GOAL:
Start with the line that contains "Emit a Python" and end with the line that contains "zeroline=False)"; retype those lines and the ones between them exactly, without any pictures.

SOURCE RECORDS:
— begin —

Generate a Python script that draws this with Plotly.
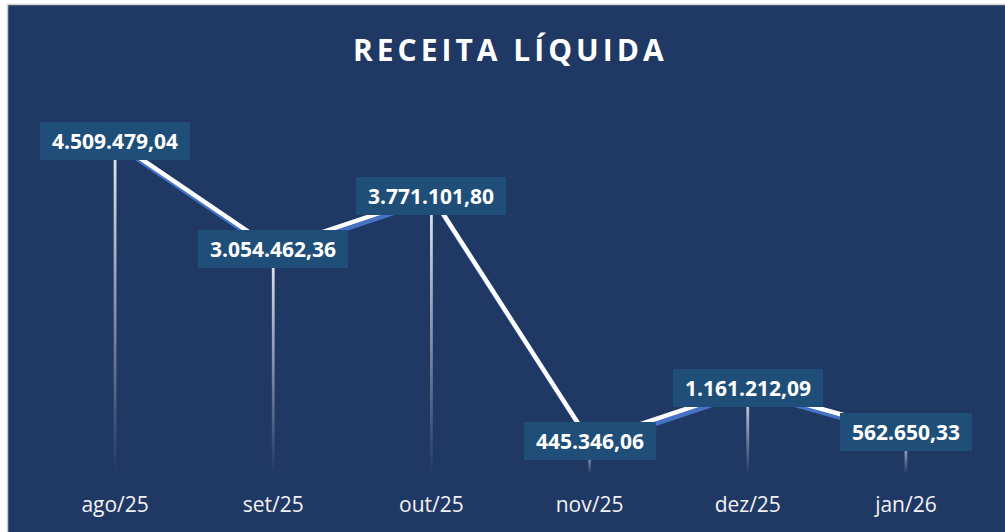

— end —
— begin —

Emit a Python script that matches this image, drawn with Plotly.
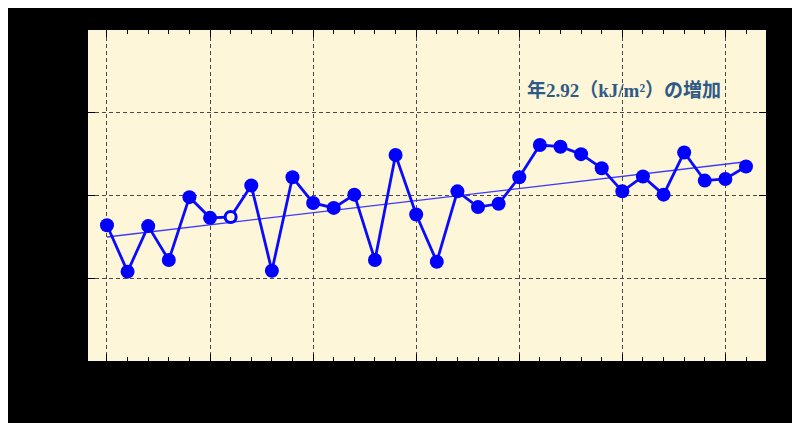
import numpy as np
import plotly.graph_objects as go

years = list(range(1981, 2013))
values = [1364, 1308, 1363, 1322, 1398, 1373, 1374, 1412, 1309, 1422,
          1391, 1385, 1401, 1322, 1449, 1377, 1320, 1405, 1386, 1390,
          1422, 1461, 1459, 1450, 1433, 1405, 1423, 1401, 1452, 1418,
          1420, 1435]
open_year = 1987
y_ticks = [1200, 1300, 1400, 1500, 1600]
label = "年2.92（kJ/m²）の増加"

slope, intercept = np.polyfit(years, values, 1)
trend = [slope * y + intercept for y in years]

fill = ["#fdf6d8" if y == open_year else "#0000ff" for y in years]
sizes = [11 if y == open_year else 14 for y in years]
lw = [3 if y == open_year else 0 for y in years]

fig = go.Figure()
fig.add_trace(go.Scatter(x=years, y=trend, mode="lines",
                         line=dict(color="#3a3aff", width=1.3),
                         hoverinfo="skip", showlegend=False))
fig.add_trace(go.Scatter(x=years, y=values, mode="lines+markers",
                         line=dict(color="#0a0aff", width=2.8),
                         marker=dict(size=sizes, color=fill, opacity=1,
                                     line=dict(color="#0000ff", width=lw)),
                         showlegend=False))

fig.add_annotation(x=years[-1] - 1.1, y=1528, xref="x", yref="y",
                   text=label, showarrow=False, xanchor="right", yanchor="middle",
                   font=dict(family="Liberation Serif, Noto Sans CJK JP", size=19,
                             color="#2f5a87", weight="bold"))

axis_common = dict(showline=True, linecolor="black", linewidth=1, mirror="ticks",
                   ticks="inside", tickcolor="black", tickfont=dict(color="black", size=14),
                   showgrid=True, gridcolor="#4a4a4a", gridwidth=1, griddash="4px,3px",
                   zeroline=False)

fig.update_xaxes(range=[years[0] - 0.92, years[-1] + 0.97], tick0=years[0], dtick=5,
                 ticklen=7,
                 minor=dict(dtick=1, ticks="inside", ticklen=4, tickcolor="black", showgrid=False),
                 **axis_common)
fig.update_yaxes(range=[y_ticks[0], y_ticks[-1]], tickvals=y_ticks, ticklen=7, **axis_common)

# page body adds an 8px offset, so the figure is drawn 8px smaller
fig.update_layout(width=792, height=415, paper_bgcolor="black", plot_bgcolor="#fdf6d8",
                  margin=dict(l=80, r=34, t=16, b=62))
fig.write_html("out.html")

— end —

EXERCISE OUTPUT:
Emit a Python script that matches this image, drawn with Plotly.
import numpy as np
import plotly.graph_objects as go

years = list(range(1981, 2013))
values = [1364, 1308, 1363, 1322, 1398, 1373, 1374, 1412, 1309, 1422,
          1391, 1385, 1401, 1322, 1449, 1377, 1320, 1405, 1386, 1390,
          1422, 1461, 1459, 1450, 1433, 1405, 1423, 1401, 1452, 1418,
          1420, 1435]
open_year = 1987
y_ticks = [1200, 1300, 1400, 1500, 1600]
label = "年2.92（kJ/m²）の増加"

slope, intercept = np.polyfit(years, values, 1)
trend = [slope * y + intercept for y in years]

fill = ["#fdf6d8" if y == open_year else "#0000ff" for y in years]
sizes = [11 if y == open_year else 14 for y in years]
lw = [3 if y == open_year else 0 for y in years]

fig = go.Figure()
fig.add_trace(go.Scatter(x=years, y=trend, mode="lines",
                         line=dict(color="#3a3aff", width=1.3),
                         hoverinfo="skip", showlegend=False))
fig.add_trace(go.Scatter(x=years, y=values, mode="lines+markers",
                         line=dict(color="#0a0aff", width=2.8),
                         marker=dict(size=sizes, color=fill, opacity=1,
                                     line=dict(color="#0000ff", width=lw)),
                         showlegend=False))

fig.add_annotation(x=years[-1] - 1.1, y=1528, xref="x", yref="y",
                   text=label, showarrow=False, xanchor="right", yanchor="middle",
                   font=dict(family="Liberation Serif, Noto Sans CJK JP", size=19,
                             color="#2f5a87", weight="bold"))

axis_common = dict(showline=True, linecolor="black", linewidth=1, mirror="ticks",
                   ticks="inside", tickcolor="black", tickfont=dict(color="black", size=14),
                   showgrid=True, gridcolor="#4a4a4a", gridwidth=1, griddash="4px,3px",
                   zeroline=False)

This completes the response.